WHAT THIS TASK INVOLVES: Pictures stay out of the copy; restate everything else in the material exactly.

SOURCE DATA:
━━━━━━━━

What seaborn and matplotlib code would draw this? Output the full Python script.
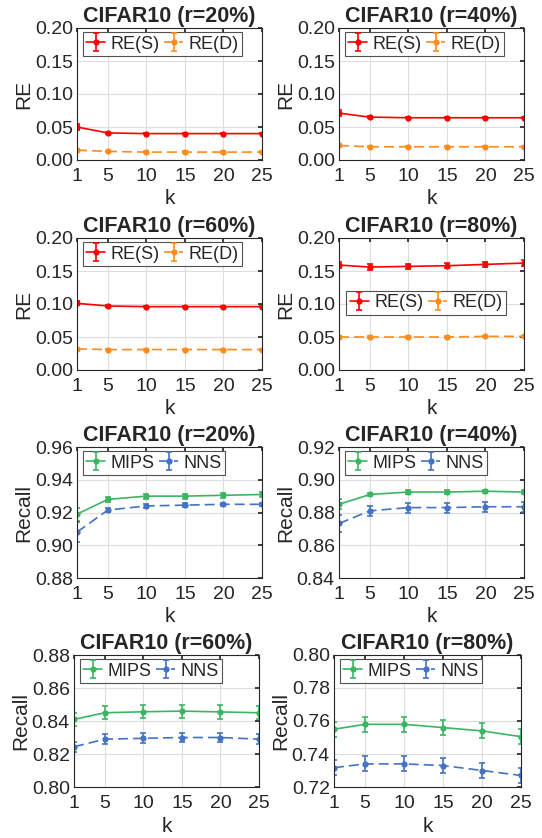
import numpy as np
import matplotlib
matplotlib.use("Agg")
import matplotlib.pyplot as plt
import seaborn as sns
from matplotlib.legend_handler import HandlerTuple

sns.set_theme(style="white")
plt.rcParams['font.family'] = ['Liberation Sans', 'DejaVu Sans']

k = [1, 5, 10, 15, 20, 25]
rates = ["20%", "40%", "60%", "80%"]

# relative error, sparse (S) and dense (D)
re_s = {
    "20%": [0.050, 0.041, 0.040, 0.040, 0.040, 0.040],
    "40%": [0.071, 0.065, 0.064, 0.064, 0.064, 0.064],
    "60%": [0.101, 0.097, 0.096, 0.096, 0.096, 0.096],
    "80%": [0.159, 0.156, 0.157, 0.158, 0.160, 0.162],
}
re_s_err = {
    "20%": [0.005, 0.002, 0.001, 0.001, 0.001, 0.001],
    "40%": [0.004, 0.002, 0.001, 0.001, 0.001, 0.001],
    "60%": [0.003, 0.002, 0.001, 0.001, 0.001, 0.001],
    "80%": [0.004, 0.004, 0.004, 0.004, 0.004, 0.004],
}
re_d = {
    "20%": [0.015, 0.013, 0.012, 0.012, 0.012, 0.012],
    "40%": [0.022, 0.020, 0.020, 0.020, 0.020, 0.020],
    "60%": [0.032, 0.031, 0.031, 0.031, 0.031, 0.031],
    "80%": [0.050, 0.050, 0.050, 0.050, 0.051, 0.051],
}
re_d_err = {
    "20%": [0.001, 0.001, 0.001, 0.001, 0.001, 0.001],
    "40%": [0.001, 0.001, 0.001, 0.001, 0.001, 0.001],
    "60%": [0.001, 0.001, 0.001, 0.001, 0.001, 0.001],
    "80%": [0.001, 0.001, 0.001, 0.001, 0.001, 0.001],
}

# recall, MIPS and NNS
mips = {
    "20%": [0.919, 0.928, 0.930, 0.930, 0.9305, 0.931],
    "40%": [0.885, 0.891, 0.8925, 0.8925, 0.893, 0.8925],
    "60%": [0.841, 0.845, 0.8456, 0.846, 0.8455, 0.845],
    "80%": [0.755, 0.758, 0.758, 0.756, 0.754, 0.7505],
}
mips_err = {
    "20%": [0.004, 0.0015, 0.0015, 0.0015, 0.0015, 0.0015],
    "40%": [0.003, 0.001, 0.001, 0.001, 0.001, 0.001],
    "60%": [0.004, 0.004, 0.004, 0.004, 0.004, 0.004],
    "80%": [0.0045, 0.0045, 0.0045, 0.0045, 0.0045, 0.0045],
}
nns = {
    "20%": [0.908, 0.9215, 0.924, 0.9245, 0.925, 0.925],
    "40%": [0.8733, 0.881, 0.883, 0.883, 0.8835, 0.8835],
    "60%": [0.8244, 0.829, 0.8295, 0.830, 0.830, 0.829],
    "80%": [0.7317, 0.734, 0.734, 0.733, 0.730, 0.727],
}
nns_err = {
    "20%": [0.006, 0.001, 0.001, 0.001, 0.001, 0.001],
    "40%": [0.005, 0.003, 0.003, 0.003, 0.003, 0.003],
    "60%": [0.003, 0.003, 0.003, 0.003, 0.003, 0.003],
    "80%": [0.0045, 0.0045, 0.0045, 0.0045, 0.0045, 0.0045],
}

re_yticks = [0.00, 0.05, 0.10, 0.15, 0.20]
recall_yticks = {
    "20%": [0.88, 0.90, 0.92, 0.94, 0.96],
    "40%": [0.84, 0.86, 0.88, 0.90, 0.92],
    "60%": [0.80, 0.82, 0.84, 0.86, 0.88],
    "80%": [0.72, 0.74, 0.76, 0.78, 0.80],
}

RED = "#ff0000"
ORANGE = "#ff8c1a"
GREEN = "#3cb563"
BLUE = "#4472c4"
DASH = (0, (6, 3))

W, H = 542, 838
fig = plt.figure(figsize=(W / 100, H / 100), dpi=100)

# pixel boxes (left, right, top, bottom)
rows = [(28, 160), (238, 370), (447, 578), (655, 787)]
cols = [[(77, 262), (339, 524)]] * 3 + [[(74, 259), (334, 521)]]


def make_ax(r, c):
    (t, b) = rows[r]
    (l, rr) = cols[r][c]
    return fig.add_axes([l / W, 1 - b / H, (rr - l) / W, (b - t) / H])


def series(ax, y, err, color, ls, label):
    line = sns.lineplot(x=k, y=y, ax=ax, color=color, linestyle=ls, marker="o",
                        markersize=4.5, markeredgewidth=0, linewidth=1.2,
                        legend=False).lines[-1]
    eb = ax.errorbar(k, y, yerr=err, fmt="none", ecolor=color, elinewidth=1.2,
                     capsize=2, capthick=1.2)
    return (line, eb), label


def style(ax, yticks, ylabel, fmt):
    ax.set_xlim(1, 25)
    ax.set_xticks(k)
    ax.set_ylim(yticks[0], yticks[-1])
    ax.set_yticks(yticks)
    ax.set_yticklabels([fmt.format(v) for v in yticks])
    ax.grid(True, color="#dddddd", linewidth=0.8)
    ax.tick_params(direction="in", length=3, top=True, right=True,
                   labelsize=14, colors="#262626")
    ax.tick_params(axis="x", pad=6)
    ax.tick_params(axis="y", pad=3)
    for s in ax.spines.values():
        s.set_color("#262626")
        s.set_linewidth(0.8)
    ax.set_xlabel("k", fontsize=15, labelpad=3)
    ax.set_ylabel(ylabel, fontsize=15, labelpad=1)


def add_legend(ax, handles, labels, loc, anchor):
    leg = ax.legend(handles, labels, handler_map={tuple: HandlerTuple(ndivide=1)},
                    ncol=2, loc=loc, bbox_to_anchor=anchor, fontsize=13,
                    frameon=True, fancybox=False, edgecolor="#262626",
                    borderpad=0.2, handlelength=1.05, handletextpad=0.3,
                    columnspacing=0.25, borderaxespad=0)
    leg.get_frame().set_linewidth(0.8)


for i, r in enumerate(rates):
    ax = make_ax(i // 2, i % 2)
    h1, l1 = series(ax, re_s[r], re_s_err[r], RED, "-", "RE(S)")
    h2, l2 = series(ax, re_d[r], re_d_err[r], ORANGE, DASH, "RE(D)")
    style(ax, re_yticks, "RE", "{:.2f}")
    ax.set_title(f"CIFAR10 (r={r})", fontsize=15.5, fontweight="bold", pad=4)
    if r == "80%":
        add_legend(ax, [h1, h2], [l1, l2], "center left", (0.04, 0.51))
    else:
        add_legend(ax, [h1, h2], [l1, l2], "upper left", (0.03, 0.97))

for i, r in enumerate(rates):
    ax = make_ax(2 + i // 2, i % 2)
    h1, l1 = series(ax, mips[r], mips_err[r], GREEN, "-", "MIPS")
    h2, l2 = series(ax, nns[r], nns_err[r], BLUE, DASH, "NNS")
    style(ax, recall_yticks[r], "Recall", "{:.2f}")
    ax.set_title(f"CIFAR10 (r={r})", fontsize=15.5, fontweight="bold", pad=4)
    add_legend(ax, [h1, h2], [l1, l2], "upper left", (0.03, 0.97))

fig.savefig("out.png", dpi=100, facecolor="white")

━━━━━━━━

THE REPLY:
What seaborn and matplotlib code would draw this? Output the full Python script.
import numpy as np
import matplotlib
matplotlib.use("Agg")
import matplotlib.pyplot as plt
import seaborn as sns
from matplotlib.legend_handler import HandlerTuple

sns.set_theme(style="white")
plt.rcParams['font.family'] = ['Liberation Sans', 'DejaVu Sans']

k = [1, 5, 10, 15, 20, 25]
rates = ["20%", "40%", "60%", "80%"]

# relative error, sparse (S) and dense (D)
re_s = {
    "20%": [0.050, 0.041, 0.040, 0.040, 0.040, 0.040],
    "40%": [0.071, 0.065, 0.064, 0.064, 0.064, 0.064],
    "60%": [0.101, 0.097, 0.096, 0.096, 0.096, 0.096],
    "80%": [0.159, 0.156, 0.157, 0.158, 0.160, 0.162],
}
re_s_err = {
    "20%": [0.005, 0.002, 0.001, 0.001, 0.001, 0.001],
    "40%": [0.004, 0.002, 0.001, 0.001, 0.001, 0.001],
    "60%": [0.003, 0.002, 0.001, 0.001, 0.001, 0.001],
    "80%": [0.004, 0.004, 0.004, 0.004, 0.004, 0.004],
}
re_d = {
    "20%": [0.015, 0.013, 0.012, 0.012, 0.012, 0.012],
    "40%": [0.022, 0.020, 0.020, 0.020, 0.020, 0.020],
    "60%": [0.032, 0.031, 0.031, 0.031, 0.031, 0.031],
    "80%": [0.050, 0.050, 0.050, 0.050, 0.051, 0.051],
}
re_d_err = {
    "20%": [0.001, 0.001, 0.001, 0.001, 0.001, 0.001],
    "40%": [0.001, 0.001, 0.001, 0.001, 0.001, 0.001],
    "60%": [0.001, 0.001, 0.001, 0.001, 0.001, 0.001],
    "80%": [0.001, 0.001, 0.001, 0.001, 0.001, 0.001],
}

# recall, MIPS and NNS
mips = {
    "20%": [0.919, 0.928, 0.930, 0.930, 0.9305, 0.931],
    "40%": [0.885, 0.891, 0.8925, 0.8925, 0.893, 0.8925],
    "60%": [0.841, 0.845, 0.8456, 0.846, 0.8455, 0.845],
    "80%": [0.755, 0.758, 0.758, 0.756, 0.754, 0.7505],
}
mips_err = {
    "20%": [0.004, 0.0015, 0.0015, 0.0015, 0.0015, 0.0015],
    "40%": [0.003, 0.001, 0.001, 0.001, 0.001, 0.001],
    "60%": [0.004, 0.004, 0.004, 0.004, 0.004, 0.004],
    "80%": [0.0045, 0.0045, 0.0045, 0.0045, 0.0045, 0.0045],
}
nns = {
    "20%": [0.908, 0.9215, 0.924, 0.9245, 0.925, 0.925],
    "40%": [0.8733, 0.881, 0.883, 0.883, 0.8835, 0.8835],
    "60%": [0.8244, 0.829, 0.8295, 0.830, 0.830, 0.829],
    "80%": [0.7317, 0.734, 0.734, 0.733, 0.730, 0.727],
}
nns_err = {
    "20%": [0.006, 0.001, 0.001, 0.001, 0.001, 0.001],
    "40%": [0.005, 0.003, 0.003, 0.003, 0.003, 0.003],
    "60%": [0.003, 0.003, 0.003, 0.003, 0.003, 0.003],
    "80%": [0.0045, 0.0045, 0.0045, 0.0045, 0.0045, 0.0045],
}

re_yticks = [0.00, 0.05, 0.10, 0.15, 0.20]
recall_yticks = {
    "20%": [0.88, 0.90, 0.92, 0.94, 0.96],
    "40%": [0.84, 0.86, 0.88, 0.90, 0.92],
    "60%": [0.80, 0.82, 0.84, 0.86, 0.88],
    "80%": [0.72, 0.74, 0.76, 0.78, 0.80],
}

RED = "#ff0000"
ORANGE = "#ff8c1a"
GREEN = "#3cb563"
BLUE = "#4472c4"
DASH = (0, (6, 3))

W, H = 542, 838
fig = plt.figure(figsize=(W / 100, H / 100), dpi=100)

# pixel boxes (left, right, top, bottom)
rows = [(28, 160), (238, 370), (447, 578), (655, 787)]
cols = [[(77, 262), (339, 524)]] * 3 + [[(74, 259), (334, 521)]]


def make_ax(r, c):
    (t, b) = rows[r]
    (l, rr) = cols[r][c]
    return fig.add_axes([l / W, 1 - b / H, (rr - l) / W, (b - t) / H])


def series(ax, y, err, color, ls, label):
    line = sns.lineplot(x=k, y=y, ax=ax, color=color, linestyle=ls, marker="o",
                        markersize=4.5, markeredgewidth=0, linewidth=1.2,
                        legend=False).lines[-1]
    eb = ax.errorbar(k, y, yerr=err, fmt="none", ecolor=color, elinewidth=1.2,
                     capsize=2, capthick=1.2)
    return (line, eb), label


def style(ax, yticks, ylabel, fmt):
    ax.set_xlim(1, 25)
    ax.set_xticks(k)
    ax.set_ylim(yticks[0], yticks[-1])
    ax.set_yticks(yticks)
    ax.set_yticklabels([fmt.format(v) for v in yticks])
    ax.grid(True, color="#dddddd", linewidth=0.8)
    ax.tick_params(direction="in", length=3, top=True, right=True,
                   labelsize=14, colors="#262626")
    ax.tick_params(axis="x", pad=6)
    ax.tick_params(axis="y", pad=3)
    for s in ax.spines.values():
        s.set_color("#262626")
        s.set_linewidth(0.8)
    ax.set_xlabel("k", fontsize=15, labelpad=3)
    ax.set_ylabel(ylabel, fontsize=15, labelpad=1)


def add_legend(ax, handles, labels, loc, anchor):
    leg = ax.legend(handles, labels, handler_map={tuple: HandlerTuple(ndivide=1)},
                    ncol=2, loc=loc, bbox_to_anchor=anchor, fontsize=13,
                    frameon=True, fancybox=False, edgecolor="#262626",
                    borderpad=0.2, handlelength=1.05, handletextpad=0.3,
                    columnspacing=0.25, borderaxespad=0)
    leg.get_frame().set_linewidth(0.8)


for i, r in enumerate(rates):
    ax = make_ax(i // 2, i % 2)
    h1, l1 = series(ax, re_s[r], re_s_err[r], RED, "-", "RE(S)")
    h2, l2 = series(ax, re_d[r], re_d_err[r], ORANGE, DASH, "RE(D)")
    style(ax, re_yticks, "RE", "{:.2f}")
    ax.set_title(f"CIFAR10 (r={r})", fontsize=15.5, fontweight="bold", pad=4)
    if r == "80%":
        add_legend(ax, [h1, h2], [l1, l2], "center left", (0.04, 0.51))
    else:
        add_legend(ax, [h1, h2], [l1, l2], "upper left", (0.03, 0.97))

for i, r in enumerate(rates):
    ax = make_ax(2 + i // 2, i % 2)
    h1, l1 = series(ax, mips[r], mips_err[r], GREEN, "-", "MIPS")
    h2, l2 = series(ax, nns[r], nns_err[r], BLUE, DASH, "NNS")
    style(ax, recall_yticks[r], "Recall", "{:.2f}")
    ax.set_title(f"CIFAR10 (r={r})", fontsize=15.5, fontweight="bold", pad=4)
    add_legend(ax, [h1, h2], [l1, l2], "upper left", (0.03, 0.97))

fig.savefig("out.png", dpi=100, facecolor="white")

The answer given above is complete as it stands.